The entries below contain a line with "Reproduce this chart with matplotlib." and a line with "ax.yaxis.set_label_coords(-0.081, 0.55)". Retype exactly everything from the first down to the second, both included, and nothing else.

### ENTRIES SUPPLIED
- - - -
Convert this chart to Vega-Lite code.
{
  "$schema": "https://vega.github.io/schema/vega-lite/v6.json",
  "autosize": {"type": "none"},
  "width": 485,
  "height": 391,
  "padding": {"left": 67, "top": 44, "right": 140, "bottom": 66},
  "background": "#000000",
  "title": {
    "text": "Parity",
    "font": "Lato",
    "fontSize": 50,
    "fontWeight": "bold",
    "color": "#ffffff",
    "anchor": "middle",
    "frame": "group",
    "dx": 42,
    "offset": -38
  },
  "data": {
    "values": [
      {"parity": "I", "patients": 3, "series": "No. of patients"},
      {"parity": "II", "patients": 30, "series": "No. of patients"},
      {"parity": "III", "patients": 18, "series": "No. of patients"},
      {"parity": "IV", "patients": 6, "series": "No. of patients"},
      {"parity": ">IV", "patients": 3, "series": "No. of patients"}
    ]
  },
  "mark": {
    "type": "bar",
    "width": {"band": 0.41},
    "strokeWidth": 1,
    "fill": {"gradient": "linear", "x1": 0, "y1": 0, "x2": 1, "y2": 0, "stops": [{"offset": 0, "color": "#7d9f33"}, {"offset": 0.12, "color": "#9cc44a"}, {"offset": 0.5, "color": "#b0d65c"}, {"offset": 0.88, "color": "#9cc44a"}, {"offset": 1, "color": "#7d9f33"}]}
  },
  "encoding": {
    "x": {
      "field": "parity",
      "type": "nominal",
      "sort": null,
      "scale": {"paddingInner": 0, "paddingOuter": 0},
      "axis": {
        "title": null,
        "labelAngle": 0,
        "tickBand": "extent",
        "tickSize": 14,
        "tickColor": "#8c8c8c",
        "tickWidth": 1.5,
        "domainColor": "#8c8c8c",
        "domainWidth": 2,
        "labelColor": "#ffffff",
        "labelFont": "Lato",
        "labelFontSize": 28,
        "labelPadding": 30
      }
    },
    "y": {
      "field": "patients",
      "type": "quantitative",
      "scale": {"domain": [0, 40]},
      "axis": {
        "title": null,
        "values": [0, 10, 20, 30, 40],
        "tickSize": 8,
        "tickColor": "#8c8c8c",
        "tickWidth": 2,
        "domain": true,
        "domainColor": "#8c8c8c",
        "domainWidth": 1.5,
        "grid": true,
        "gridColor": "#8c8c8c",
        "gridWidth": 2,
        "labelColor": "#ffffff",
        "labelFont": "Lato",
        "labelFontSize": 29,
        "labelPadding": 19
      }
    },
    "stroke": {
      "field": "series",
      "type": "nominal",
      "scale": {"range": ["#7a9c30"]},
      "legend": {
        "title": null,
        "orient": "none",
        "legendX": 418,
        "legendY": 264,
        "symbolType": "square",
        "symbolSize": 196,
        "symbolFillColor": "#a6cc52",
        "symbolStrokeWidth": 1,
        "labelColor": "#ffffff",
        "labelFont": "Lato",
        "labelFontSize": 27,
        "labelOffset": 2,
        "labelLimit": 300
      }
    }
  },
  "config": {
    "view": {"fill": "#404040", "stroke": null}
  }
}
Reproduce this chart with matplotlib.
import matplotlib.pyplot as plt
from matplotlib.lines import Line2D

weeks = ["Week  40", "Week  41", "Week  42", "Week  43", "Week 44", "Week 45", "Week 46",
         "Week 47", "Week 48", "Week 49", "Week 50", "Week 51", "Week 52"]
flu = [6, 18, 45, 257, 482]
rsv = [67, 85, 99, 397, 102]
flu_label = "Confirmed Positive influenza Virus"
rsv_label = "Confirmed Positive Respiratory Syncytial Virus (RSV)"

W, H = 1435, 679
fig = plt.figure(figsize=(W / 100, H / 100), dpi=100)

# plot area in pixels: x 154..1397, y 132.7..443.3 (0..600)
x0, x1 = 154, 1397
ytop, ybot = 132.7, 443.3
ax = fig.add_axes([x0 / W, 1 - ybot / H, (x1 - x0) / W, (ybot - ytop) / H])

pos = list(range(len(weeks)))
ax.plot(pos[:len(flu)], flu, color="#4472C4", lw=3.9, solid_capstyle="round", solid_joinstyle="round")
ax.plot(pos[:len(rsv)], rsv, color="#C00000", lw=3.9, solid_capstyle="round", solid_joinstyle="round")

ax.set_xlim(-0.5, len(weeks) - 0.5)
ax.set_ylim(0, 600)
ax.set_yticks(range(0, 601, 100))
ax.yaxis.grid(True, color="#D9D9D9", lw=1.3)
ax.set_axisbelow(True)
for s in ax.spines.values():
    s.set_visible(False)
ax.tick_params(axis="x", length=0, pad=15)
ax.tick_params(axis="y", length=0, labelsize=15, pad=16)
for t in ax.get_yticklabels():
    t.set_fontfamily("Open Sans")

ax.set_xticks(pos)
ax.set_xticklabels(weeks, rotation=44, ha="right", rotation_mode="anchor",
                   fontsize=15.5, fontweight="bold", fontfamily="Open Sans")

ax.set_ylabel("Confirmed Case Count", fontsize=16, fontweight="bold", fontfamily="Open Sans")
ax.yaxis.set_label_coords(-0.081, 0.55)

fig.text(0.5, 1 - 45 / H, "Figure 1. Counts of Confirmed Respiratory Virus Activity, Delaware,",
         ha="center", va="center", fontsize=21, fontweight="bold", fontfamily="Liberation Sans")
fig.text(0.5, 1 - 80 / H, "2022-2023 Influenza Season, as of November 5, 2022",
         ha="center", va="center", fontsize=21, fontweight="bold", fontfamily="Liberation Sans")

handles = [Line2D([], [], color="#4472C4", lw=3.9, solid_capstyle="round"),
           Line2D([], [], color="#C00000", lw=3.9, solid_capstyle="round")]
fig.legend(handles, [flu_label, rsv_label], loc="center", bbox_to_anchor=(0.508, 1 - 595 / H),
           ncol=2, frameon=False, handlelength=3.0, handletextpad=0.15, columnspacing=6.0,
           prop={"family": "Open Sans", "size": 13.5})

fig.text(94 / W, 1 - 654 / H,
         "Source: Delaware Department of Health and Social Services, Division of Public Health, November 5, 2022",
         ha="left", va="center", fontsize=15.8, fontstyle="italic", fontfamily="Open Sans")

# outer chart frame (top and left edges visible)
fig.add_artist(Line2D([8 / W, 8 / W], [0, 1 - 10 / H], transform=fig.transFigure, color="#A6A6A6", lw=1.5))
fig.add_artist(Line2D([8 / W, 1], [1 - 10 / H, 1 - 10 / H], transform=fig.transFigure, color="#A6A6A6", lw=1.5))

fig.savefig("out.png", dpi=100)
- - - -
### ANSWER FOR THE TASK
Reproduce this chart with matplotlib.
import matplotlib.pyplot as plt
from matplotlib.lines import Line2D

weeks = ["Week  40", "Week  41", "Week  42", "Week  43", "Week 44", "Week 45", "Week 46",
         "Week 47", "Week 48", "Week 49", "Week 50", "Week 51", "Week 52"]
flu = [6, 18, 45, 257, 482]
rsv = [67, 85, 99, 397, 102]
flu_label = "Confirmed Positive influenza Virus"
rsv_label = "Confirmed Positive Respiratory Syncytial Virus (RSV)"

W, H = 1435, 679
fig = plt.figure(figsize=(W / 100, H / 100), dpi=100)

# plot area in pixels: x 154..1397, y 132.7..443.3 (0..600)
x0, x1 = 154, 1397
ytop, ybot = 132.7, 443.3
ax = fig.add_axes([x0 / W, 1 - ybot / H, (x1 - x0) / W, (ybot - ytop) / H])

pos = list(range(len(weeks)))
ax.plot(pos[:len(flu)], flu, color="#4472C4", lw=3.9, solid_capstyle="round", solid_joinstyle="round")
ax.plot(pos[:len(rsv)], rsv, color="#C00000", lw=3.9, solid_capstyle="round", solid_joinstyle="round")

ax.set_xlim(-0.5, len(weeks) - 0.5)
ax.set_ylim(0, 600)
ax.set_yticks(range(0, 601, 100))
ax.yaxis.grid(True, color="#D9D9D9", lw=1.3)
ax.set_axisbelow(True)
for s in ax.spines.values():
    s.set_visible(False)
ax.tick_params(axis="x", length=0, pad=15)
ax.tick_params(axis="y", length=0, labelsize=15, pad=16)
for t in ax.get_yticklabels():
    t.set_fontfamily("Open Sans")

ax.set_xticks(pos)
ax.set_xticklabels(weeks, rotation=44, ha="right", rotation_mode="anchor",
                   fontsize=15.5, fontweight="bold", fontfamily="Open Sans")

ax.set_ylabel("Confirmed Case Count", fontsize=16, fontweight="bold", fontfamily="Open Sans")
ax.yaxis.set_label_coords(-0.081, 0.55)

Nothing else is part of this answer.